▶ Given request
Skip the pictures. Set down, word for word, the lines from the start of the material up to and including the line with "1.0, 1.0, 1.0]".

▶ Collected material
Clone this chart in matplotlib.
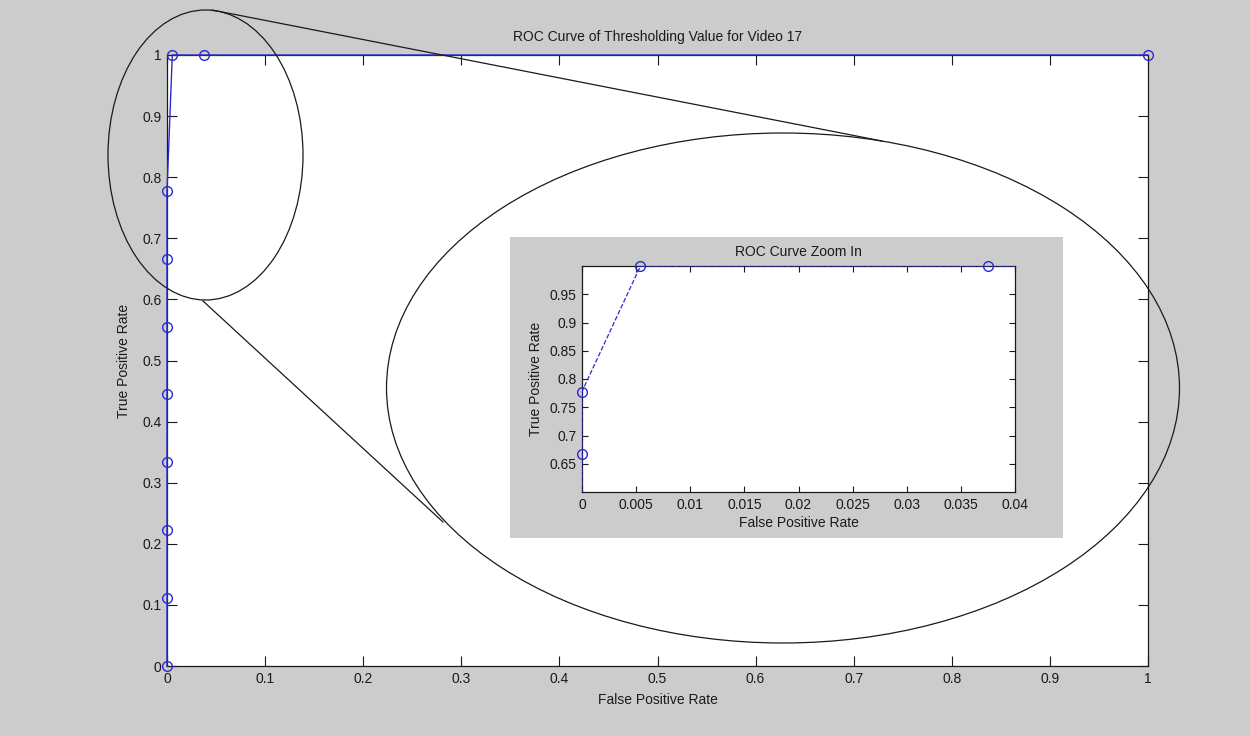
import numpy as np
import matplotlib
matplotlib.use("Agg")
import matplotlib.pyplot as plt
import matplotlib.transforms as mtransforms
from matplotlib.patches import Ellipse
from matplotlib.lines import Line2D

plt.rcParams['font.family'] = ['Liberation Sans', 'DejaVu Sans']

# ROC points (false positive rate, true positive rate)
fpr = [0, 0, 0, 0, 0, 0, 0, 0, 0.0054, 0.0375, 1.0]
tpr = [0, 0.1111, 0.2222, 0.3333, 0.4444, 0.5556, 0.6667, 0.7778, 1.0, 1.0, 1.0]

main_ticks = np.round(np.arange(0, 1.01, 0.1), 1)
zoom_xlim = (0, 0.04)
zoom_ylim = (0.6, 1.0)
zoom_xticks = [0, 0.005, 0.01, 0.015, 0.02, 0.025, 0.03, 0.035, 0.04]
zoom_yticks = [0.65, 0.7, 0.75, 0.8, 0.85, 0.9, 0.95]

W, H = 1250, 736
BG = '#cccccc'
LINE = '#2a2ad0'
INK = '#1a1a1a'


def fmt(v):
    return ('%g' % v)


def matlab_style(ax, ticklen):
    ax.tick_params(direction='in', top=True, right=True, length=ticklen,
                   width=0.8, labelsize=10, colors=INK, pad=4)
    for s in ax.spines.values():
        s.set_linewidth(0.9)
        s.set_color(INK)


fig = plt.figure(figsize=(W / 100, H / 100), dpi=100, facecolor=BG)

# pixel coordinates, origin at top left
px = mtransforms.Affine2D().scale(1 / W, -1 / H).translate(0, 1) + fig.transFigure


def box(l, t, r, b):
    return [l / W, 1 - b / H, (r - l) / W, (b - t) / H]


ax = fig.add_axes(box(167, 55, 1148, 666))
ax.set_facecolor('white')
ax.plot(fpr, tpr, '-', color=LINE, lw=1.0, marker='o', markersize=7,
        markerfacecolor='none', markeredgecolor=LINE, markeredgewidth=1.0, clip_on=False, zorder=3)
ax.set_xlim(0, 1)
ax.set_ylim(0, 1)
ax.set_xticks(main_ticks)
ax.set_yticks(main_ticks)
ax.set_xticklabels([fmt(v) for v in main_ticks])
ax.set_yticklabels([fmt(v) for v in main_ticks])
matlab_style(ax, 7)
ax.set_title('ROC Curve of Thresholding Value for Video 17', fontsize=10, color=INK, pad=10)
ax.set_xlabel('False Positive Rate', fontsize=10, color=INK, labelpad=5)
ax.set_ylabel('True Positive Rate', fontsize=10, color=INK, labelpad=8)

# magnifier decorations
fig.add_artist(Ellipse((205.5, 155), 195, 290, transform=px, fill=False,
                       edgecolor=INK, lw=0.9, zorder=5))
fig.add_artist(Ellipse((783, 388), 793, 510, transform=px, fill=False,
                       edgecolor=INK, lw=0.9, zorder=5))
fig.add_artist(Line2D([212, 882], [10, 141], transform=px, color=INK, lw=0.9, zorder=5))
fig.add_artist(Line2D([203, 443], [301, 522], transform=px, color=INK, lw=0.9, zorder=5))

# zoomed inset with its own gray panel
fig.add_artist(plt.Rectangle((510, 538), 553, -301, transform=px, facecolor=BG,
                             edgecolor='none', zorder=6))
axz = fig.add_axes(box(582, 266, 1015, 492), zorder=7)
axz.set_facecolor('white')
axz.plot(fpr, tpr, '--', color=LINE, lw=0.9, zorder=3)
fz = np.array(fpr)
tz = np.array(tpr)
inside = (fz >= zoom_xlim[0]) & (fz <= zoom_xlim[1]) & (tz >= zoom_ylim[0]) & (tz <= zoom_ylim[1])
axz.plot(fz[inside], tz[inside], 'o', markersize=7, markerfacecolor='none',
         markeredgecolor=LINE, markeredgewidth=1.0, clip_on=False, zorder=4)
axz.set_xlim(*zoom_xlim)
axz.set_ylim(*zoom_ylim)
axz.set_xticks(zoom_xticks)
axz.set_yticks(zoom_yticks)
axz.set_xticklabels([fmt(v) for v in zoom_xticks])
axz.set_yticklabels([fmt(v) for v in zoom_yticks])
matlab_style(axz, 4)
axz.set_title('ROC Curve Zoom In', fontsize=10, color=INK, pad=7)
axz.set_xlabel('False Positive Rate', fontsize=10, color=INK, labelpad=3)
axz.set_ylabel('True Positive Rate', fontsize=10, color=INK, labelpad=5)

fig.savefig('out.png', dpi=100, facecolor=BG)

▶ Exercise result
Clone this chart in matplotlib.
import numpy as np
import matplotlib
matplotlib.use("Agg")
import matplotlib.pyplot as plt
import matplotlib.transforms as mtransforms
from matplotlib.patches import Ellipse
from matplotlib.lines import Line2D

plt.rcParams['font.family'] = ['Liberation Sans', 'DejaVu Sans']

# ROC points (false positive rate, true positive rate)
fpr = [0, 0, 0, 0, 0, 0, 0, 0, 0.0054, 0.0375, 1.0]
tpr = [0, 0.1111, 0.2222, 0.3333, 0.4444, 0.5556, 0.6667, 0.7778, 1.0, 1.0, 1.0]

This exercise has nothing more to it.